THE EXERCISE
Extract each line bearing the word "this".

EXERCISE MATERIALS
☆ ☆ ☆ ☆ ☆ ☆ ☆

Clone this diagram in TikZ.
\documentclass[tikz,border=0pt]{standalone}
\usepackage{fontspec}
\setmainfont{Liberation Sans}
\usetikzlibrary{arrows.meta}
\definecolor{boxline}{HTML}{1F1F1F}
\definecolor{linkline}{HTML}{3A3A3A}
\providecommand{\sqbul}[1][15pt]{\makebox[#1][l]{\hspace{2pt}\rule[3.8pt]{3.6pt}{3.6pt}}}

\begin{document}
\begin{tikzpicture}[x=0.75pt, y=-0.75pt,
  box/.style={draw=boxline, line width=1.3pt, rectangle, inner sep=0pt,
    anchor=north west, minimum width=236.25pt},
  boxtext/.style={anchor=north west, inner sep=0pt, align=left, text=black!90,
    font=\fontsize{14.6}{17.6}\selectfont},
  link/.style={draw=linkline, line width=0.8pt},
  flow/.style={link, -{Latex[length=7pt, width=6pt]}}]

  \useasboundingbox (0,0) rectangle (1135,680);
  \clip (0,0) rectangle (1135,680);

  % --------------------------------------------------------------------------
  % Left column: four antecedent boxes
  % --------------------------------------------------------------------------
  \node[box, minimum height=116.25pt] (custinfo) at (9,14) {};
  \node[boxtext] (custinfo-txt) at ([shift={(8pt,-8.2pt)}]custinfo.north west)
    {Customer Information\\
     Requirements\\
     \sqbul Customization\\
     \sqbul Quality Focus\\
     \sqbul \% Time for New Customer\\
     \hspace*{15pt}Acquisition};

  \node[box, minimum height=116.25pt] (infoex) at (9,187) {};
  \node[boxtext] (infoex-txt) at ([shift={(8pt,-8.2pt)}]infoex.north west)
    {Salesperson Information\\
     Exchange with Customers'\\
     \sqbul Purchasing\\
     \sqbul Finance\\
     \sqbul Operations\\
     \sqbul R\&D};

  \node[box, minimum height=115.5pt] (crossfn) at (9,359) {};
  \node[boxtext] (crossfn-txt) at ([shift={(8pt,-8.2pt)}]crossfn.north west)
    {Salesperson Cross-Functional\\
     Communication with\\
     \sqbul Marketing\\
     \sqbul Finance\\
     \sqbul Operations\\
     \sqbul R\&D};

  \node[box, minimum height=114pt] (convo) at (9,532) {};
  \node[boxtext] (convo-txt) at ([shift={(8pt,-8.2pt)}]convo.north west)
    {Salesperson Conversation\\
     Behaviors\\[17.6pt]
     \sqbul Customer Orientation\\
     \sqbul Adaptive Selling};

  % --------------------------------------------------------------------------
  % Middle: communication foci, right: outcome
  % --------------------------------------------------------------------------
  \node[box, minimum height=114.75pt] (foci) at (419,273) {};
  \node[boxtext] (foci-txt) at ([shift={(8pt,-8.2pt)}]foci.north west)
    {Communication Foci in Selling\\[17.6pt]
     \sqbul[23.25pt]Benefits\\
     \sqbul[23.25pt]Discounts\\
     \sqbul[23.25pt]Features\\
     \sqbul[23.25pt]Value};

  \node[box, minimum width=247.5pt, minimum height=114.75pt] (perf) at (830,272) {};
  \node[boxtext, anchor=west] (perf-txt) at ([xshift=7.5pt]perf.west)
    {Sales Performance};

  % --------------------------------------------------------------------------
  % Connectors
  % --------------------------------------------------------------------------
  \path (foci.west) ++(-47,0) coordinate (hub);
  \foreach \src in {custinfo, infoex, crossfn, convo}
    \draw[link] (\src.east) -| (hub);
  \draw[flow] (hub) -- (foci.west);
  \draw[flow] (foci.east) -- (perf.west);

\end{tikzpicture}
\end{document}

☆ ☆ ☆ ☆ ☆ ☆ ☆

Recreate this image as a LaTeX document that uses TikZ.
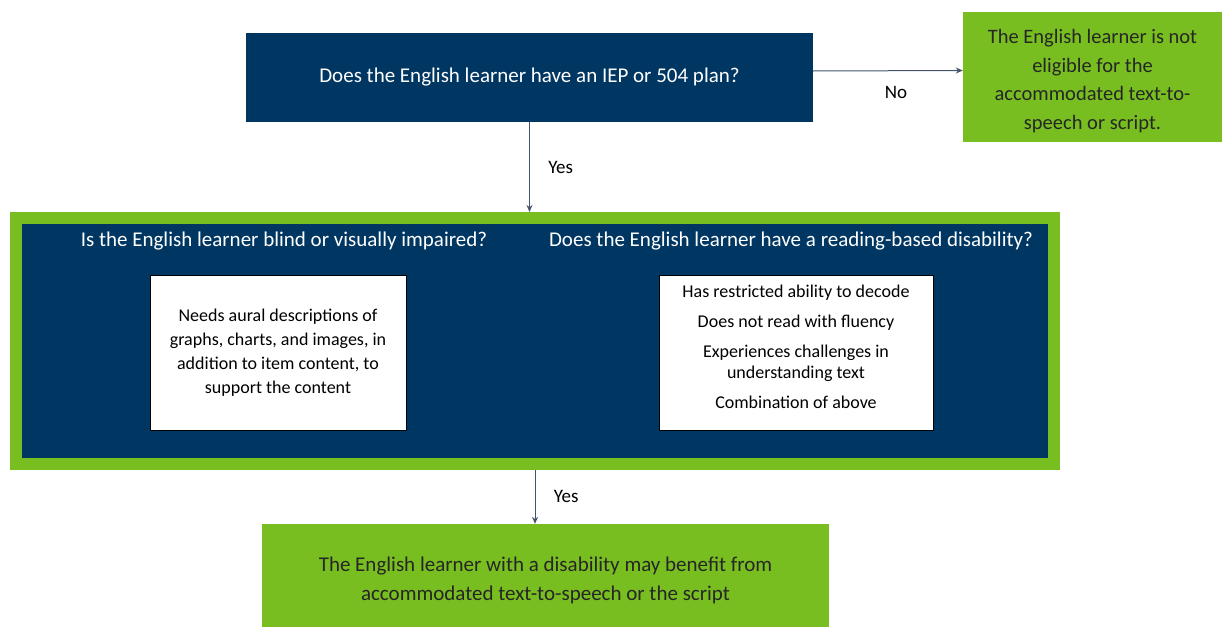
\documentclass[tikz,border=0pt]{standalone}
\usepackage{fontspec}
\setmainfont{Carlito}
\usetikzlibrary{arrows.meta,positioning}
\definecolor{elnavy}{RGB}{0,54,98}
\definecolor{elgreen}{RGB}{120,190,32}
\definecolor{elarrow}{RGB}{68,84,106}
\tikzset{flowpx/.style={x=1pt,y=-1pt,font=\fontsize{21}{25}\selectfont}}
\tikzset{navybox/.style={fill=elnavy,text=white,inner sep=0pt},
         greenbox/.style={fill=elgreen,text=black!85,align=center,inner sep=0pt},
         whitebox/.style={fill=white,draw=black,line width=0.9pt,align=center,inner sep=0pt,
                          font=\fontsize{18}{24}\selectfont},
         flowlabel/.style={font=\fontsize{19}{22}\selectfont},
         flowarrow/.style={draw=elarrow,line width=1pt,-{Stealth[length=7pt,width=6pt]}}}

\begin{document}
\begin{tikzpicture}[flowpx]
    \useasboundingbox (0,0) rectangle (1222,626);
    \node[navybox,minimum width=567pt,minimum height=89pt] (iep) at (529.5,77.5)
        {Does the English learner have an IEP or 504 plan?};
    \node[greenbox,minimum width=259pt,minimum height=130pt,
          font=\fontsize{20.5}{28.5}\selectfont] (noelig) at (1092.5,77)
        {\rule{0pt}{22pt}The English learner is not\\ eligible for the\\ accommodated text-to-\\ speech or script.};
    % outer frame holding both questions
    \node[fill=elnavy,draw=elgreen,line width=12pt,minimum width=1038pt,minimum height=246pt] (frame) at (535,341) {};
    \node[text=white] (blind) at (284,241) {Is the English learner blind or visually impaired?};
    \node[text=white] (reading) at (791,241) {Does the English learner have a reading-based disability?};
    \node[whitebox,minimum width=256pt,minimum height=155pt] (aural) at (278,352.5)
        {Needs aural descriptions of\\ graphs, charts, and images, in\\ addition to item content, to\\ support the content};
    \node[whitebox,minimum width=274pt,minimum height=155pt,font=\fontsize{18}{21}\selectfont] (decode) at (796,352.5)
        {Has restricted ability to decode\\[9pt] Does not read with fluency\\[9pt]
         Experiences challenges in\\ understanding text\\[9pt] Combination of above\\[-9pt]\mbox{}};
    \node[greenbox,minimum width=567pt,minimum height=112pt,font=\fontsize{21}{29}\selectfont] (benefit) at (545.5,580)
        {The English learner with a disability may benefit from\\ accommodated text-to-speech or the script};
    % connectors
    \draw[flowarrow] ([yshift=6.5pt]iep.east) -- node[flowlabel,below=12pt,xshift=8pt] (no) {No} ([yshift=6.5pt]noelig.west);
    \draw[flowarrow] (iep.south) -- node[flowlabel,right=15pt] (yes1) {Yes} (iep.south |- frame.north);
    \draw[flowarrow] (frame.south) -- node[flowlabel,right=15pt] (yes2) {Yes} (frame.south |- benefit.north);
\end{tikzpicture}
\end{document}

☆ ☆ ☆ ☆ ☆ ☆ ☆

REPLY TO THE TASK
Clone this diagram in TikZ.
Recreate this image as a LaTeX document that uses TikZ.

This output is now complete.